また、正頭氏は「先生の社会的立場が厳しいのは日本だけに限った話ではなく、世界的な傾向だ」と説明。英国Varkey財団も教育者の価値を高める活動に注力しており、今回設立した日本版のグローバルティーチャー賞も同財団から正式な認可を受け、全面的にバックアップを得た取り組みだという。
ドバイで開催されるグローバルティーチャー賞で最終選考の審査員を務めるユナイテッド・ワールド・カレッジISAKジャパン代表理事 小林りん氏は「このような賞を作ることで、日本の先生たちに光をあてたい。30代くらいの若い先生がチャレンジし、教育者をめざす人が増えてほしい」と語った。
これを受け、柴山文部科学大臣は「若手で柔軟な発想を持った人、社会人の経験がある人など、多様な人材を表彰の対象にしてほしい。時代に合った教育を実践している先生が報われるように支援していきたい」と述べた。
続けて一同は浮島智子文部科学副大臣を訪問し、同様の内容を説明。
正頭氏は、1年間かけて取り組んだ6年生の課題解決型学習の実践を浮島副大臣に報告。ICTを活用した英語教育、教育版マインクラフトを用いたプログラミング教育、そして、それらの授業を実現するためのカリキュラム・マネジメントなど、文部科学省が力を入れている教育について話した。
堀尾氏は、「地方の田舎にある高校でも都市部と変わらない教育を実現するために、ICTを活用した英語の授業を実践している」と報告。海外の学校とSkypeでつなぎ、さまざまな国と遠隔授業を実施、生徒たちにリアルな英語に触れる機会と、英語を話す必要性を実感できる授業について説明した。

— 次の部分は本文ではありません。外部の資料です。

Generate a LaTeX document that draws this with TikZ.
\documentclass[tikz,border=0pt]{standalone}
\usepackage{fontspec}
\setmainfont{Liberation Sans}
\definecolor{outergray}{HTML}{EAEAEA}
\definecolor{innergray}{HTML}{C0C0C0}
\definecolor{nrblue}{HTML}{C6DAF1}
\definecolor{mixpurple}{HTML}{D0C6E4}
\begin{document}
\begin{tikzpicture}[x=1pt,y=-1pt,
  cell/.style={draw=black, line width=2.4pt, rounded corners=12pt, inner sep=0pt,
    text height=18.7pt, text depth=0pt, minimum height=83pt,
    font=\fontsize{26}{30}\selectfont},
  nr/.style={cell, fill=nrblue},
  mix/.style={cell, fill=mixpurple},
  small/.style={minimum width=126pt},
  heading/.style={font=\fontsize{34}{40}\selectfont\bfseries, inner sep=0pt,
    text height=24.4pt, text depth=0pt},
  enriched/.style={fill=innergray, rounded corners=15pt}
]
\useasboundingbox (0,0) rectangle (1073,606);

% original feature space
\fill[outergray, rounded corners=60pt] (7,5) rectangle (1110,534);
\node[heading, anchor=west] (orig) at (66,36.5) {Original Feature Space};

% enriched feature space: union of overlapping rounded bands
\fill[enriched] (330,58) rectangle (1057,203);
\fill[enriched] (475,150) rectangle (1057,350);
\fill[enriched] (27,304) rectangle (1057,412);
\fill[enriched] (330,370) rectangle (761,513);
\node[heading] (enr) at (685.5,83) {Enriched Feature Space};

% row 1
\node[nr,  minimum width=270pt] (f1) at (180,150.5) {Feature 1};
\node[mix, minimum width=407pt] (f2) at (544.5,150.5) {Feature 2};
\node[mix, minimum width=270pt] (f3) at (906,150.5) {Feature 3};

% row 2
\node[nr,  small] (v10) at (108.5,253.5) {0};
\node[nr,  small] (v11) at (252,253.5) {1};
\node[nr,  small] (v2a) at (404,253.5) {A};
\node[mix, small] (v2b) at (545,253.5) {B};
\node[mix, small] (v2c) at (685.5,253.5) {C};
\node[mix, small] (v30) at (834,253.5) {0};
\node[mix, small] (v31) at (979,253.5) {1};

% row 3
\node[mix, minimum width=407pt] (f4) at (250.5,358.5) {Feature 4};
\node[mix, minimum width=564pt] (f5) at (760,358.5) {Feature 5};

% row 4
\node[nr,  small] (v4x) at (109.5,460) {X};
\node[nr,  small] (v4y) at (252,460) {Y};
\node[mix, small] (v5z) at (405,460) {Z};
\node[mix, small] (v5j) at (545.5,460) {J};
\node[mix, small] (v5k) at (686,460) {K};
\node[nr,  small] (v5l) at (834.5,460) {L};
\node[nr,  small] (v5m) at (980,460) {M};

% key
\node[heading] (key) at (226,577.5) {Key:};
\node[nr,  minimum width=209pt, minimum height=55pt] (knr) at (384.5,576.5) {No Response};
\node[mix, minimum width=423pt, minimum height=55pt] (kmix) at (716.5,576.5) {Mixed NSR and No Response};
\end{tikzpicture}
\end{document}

また、日本マイクロソフト株式会社 パブリックセクター事業本部 業務執行役員 文教営業統括本部 統括本部長 中井陽子氏は、同社の取り組む教育プログラム「マイクロソフト認定教育イノベーター(MIEE)」を通して、正頭氏や堀尾氏をはじめ、多くの教員へのICT活用支援を続けてきたと報告。「ICT活用を推進する先生方への継続的な支援が、グローバルティーチャー賞につながったことが嬉しい。今後も先生方が新しい取り組みに専念できるように、テクノロジーで教育を支援していきたい」と述べた。
浮島副大臣はこうした報告を受け、「若い先生たちが頑張ってくれて嬉しい、日本版のグローバルティーチャー賞の取り組みを支援していきたい」と応じた。